◆ Exercise directions
Extract the lines of the material below, beginning with the first and ending with the line that holds "import seaborn as sns". Skip every picture.

◆ Data extract
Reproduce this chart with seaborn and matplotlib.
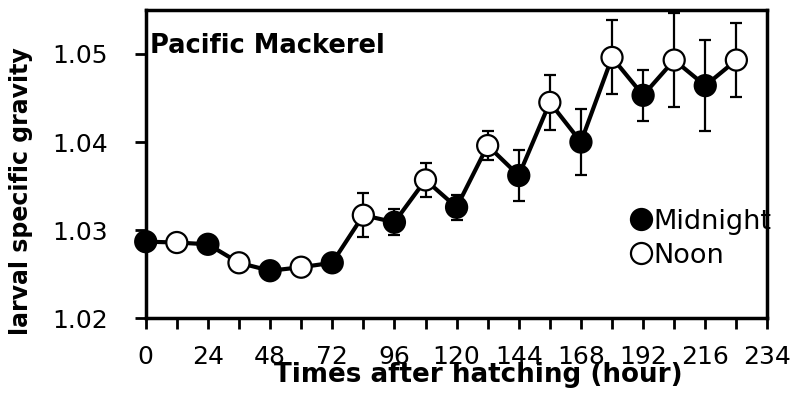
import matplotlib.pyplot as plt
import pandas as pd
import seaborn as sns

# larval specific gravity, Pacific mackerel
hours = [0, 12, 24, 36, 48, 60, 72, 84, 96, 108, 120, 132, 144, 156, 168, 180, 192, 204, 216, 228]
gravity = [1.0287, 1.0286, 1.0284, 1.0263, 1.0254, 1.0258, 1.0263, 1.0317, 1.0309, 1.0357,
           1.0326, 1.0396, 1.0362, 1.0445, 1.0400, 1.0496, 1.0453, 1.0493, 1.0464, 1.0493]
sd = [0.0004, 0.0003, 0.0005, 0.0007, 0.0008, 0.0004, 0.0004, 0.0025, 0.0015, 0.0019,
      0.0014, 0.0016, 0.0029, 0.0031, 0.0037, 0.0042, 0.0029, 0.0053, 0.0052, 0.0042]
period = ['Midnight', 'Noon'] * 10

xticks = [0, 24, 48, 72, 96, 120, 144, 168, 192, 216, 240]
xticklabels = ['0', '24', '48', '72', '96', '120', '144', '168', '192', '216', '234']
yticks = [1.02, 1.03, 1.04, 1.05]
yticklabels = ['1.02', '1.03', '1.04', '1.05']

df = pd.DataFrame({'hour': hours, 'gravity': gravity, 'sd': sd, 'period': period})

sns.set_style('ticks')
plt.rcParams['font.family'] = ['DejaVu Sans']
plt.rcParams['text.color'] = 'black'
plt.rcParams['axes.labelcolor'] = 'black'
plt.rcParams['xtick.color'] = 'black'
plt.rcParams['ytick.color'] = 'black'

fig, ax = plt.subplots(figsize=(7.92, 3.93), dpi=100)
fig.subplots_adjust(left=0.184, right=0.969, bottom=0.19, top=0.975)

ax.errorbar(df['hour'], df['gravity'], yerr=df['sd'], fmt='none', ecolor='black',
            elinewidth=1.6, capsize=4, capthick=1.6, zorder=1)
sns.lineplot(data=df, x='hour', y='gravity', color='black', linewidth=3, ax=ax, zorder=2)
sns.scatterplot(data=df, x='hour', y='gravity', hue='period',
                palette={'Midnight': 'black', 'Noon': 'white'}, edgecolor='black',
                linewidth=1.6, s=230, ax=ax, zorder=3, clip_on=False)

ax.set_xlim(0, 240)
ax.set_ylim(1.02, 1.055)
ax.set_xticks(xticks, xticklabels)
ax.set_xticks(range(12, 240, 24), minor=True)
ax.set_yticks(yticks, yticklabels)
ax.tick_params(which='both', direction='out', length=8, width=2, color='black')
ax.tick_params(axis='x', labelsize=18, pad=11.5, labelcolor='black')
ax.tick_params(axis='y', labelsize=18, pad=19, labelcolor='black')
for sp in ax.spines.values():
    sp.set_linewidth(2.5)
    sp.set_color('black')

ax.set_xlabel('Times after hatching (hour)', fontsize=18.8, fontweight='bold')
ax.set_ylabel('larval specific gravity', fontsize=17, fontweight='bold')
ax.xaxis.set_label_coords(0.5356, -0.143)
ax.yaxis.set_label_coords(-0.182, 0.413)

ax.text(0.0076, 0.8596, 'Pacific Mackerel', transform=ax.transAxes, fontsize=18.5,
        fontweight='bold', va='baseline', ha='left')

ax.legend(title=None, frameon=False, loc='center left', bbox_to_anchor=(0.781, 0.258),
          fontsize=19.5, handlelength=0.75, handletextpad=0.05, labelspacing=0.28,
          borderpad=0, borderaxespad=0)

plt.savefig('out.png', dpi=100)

◆ Correct result
Reproduce this chart with seaborn and matplotlib.
import matplotlib.pyplot as plt
import pandas as pd
import seaborn as sns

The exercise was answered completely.